Goal:
The listing below begins with the first line you should copy; stop after the line containing "from bokeh.resources import INLINE", and drop every picture.

·····

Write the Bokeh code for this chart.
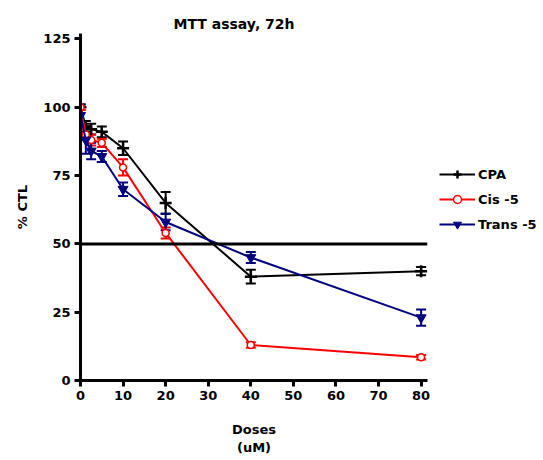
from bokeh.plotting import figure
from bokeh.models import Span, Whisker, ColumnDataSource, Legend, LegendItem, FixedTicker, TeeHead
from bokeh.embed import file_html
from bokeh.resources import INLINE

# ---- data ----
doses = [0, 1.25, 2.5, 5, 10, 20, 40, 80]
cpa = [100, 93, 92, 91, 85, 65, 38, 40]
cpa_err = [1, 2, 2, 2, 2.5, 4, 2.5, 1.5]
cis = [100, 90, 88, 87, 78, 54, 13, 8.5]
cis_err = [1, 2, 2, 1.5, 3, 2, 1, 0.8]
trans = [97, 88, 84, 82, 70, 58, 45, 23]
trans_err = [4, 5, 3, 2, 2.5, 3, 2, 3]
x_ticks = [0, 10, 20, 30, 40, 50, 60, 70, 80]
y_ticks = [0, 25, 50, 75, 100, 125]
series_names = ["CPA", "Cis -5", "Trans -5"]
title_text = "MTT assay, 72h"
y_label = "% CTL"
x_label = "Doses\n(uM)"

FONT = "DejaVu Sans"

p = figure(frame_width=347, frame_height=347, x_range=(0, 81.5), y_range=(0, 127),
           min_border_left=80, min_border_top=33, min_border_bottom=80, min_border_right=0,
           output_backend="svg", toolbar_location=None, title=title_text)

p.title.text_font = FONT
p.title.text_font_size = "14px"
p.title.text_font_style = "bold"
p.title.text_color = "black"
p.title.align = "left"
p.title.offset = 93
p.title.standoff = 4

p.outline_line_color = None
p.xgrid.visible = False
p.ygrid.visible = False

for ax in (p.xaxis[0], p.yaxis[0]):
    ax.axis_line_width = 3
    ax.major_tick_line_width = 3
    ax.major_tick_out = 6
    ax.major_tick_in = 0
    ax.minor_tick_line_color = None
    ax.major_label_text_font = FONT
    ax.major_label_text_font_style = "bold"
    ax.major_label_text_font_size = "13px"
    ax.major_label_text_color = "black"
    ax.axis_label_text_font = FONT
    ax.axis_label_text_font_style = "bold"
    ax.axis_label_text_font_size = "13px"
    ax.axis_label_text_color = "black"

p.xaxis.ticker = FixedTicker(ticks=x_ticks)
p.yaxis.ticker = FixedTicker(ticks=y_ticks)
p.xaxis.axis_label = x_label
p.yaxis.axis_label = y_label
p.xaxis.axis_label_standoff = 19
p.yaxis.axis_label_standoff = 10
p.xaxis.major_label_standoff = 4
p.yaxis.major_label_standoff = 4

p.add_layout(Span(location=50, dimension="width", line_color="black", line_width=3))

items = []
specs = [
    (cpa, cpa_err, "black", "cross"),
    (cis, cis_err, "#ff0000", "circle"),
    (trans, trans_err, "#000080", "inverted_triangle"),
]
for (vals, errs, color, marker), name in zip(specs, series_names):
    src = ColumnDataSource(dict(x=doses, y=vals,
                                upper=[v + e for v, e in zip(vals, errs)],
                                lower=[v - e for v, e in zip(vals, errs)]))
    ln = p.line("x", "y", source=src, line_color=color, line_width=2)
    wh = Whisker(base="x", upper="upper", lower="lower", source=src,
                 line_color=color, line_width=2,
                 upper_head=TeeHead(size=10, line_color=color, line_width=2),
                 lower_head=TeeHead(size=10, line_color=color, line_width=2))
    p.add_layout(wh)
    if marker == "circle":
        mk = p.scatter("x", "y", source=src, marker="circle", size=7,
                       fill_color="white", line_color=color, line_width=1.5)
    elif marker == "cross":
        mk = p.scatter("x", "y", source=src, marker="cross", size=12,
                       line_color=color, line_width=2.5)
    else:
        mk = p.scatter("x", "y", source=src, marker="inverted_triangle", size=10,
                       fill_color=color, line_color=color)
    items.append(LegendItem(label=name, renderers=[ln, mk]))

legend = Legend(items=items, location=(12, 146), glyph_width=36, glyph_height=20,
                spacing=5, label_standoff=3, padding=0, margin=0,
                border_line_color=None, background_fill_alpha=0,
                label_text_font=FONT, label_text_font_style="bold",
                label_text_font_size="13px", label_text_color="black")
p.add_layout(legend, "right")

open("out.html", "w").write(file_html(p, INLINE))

·····

Exercise solution:
Write the Bokeh code for this chart.
from bokeh.plotting import figure
from bokeh.models import Span, Whisker, ColumnDataSource, Legend, LegendItem, FixedTicker, TeeHead
from bokeh.embed import file_html
from bokeh.resources import INLINE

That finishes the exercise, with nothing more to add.